Scottish-American merchant (1796–1882)

Adam Norrie (February 13, 1796 – June 6, 1882) was a Scottish-American iron merchant who was a founder of St. Luke's Hospital and who served as the president of the Saint Andrew's Society of the State of New York.

==Early life==
Norrie was born on February 13, 1796, in Montrose, Angus, Scotland. He was a son of John Norrie and the former Margaret Smith. He received his education in Montrose.

==Career==
At nineteen years old, Norrie went to Gottenburg, Sweden, where he spent nine years working for a large iron manufacturing firm. In 1823, he went to the United States as representative of the Swedish iron manufacturers to look into building up the iron trade between the two countries.

Once in the U.S. Norrie entered into a partnership with James Boorman and John Johnston, known as Boorman, Johnston & Co. to principally transact in Swedish iron. He was admitted as a partner in 1828. Their office was located on Greenwich near Cedar Street. After Boorman and Johnston died, Johnston's son, James Boorman Johnston, became Norrie's partner and they ran the firm from an office on Broadway and Wall Street (over the Bank of the Republic) until Norrie's retirement in 1875.

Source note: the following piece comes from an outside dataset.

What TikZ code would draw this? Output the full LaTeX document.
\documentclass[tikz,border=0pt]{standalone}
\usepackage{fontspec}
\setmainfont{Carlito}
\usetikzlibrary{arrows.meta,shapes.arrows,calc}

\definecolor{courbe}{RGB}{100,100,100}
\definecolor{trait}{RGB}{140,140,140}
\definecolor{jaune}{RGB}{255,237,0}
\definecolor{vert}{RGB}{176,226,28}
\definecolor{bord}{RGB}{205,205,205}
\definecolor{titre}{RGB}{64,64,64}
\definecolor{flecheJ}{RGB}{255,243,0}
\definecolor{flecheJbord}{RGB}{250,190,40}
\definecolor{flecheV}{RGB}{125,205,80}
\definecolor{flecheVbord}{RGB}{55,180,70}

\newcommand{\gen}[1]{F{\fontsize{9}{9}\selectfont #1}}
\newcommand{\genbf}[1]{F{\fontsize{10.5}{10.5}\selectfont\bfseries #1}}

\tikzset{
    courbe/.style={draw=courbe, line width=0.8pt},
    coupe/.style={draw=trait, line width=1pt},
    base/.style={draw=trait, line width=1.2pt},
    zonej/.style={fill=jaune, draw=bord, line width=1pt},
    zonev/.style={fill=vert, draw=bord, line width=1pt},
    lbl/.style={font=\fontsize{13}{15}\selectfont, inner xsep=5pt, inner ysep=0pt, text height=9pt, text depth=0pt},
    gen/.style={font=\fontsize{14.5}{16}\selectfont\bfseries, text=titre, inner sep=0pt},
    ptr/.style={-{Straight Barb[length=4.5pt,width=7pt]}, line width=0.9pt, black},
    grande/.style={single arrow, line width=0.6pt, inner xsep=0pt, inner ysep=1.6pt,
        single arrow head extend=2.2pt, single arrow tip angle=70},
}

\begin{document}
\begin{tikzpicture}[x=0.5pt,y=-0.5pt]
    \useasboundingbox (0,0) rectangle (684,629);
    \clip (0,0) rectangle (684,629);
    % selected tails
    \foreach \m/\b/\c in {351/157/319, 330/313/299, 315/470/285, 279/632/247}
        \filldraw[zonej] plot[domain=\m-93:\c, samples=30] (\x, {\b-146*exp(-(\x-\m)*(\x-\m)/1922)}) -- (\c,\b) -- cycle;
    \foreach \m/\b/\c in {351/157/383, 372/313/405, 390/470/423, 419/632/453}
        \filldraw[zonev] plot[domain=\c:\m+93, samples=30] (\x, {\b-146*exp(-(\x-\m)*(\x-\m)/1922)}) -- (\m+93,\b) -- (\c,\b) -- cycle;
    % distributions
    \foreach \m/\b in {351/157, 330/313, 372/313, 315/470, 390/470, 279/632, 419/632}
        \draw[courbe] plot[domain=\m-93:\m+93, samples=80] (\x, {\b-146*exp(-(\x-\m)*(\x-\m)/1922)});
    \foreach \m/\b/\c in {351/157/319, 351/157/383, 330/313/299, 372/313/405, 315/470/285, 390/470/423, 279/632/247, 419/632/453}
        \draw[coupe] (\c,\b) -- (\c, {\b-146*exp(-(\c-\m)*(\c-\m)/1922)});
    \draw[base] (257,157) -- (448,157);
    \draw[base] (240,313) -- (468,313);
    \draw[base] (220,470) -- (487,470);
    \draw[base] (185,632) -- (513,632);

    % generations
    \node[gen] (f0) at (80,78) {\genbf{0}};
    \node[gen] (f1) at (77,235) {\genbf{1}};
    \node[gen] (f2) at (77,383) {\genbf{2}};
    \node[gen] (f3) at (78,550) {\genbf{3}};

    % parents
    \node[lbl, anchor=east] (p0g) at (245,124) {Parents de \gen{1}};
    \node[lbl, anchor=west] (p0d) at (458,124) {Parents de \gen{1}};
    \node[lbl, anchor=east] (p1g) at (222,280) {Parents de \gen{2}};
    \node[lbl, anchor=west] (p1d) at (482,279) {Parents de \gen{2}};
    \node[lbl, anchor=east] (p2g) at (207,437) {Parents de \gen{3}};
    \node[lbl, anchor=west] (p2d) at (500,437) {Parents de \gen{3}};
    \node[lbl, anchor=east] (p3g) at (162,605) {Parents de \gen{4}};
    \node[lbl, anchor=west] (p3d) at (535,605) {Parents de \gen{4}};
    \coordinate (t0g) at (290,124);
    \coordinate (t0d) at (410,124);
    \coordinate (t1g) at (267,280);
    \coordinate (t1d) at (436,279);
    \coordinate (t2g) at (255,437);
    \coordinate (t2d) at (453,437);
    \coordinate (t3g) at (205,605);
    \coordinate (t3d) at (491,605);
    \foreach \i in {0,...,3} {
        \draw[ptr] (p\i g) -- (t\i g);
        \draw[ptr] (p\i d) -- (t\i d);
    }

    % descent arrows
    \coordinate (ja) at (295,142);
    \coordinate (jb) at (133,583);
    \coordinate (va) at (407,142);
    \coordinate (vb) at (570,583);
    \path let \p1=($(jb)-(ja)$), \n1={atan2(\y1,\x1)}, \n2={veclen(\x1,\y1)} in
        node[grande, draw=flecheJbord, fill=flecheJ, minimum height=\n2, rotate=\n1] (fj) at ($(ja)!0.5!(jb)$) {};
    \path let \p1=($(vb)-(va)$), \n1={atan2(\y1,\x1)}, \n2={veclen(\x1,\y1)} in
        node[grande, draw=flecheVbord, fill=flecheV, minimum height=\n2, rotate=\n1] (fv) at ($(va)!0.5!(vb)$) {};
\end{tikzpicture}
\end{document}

Norrie later became one of the original stockholders of the canal between Lake Michigan and Lake Superior and one of the largest stockholders of the Milwaukee, Lake Shore & Michigan Railroad. He also served as vice president of the Bank of Savings and a director of the Bank of Commerce from its inception. He was also a trustee of the Royal Insurance Company and served as the chairman of its Finance Committee.

He was also a founder of St. Luke's Hospital. Norrie joined the Saint Andrew's Society of the State of New York in 1827, qualifying as a life member in 1867. He served as Manager from 1838 to 1840, second vice-president from 1843 to 1851, and president from 1851 to 1862.

==Personal life==
On May 16, 1827, Norrie was married to Mary Johanna Van Horne (1799–1873) at Trinity Church in Manhattan. Mary was a daughter of Garett Van Horne and Ann Margaret (née Clarkson) Van Horn. Together, Mary and Adam were the parents of:

- Ann Margaret Norrie (d. 1905), who married George Lewis Augustus Moke (1814–1875), a son of Dr. Charles Alexander Moke and Martha (née Masterston) Moke.
- Gordon Norrie (1830–1909), who married Emily Frances Lanfear, a daughter of Ambrose Lanfear.
- Mary Van Horn Norrie (1832–1888), who married David Plenderleath Sellar (1833–1901), son of Patrick Sellar.
- Julia Nickel Norrie (1839–1921), who married Warren Carpenter Beach (1844–1922) in 1883.

Norrie died on June 6, 1882, at 303 Fifth Avenue, his residence in New York City.

===Descendants===
Through his daughter Margaret, he was a grandfather of George Edward Moke Norrie (1858–1920) and great-grandfather of Charles Willoughby Moke Norrie, 1st Baron Norrie (1893–1977), who served as Governor of South Australia and Governor-General of New Zealand.

Through his son Gordon, he was a grandfather of Ambrose Lanfear Norrie (who married Ethel Lynde Barbey, a daughter of Mary Lorillard Barbey and granddaughter of tobacco magnate Pierre Lorillard III), Mary Lanfear Norrie, Dr. Van Horne Norrie, Sara Goodhue Norrie, Adam Gordon Norrie (who married Margaret Lewis Morgan, sister of Geraldine Livingston Morgan), Emily Lanfear Norrie, who died unmarried in 1936.

Through his daughter Mary, he was a grandfather of Norrie Sellar, a prominent cotton broker who married Sybil Katherine Sherman (the daughter of William Watts Sherman).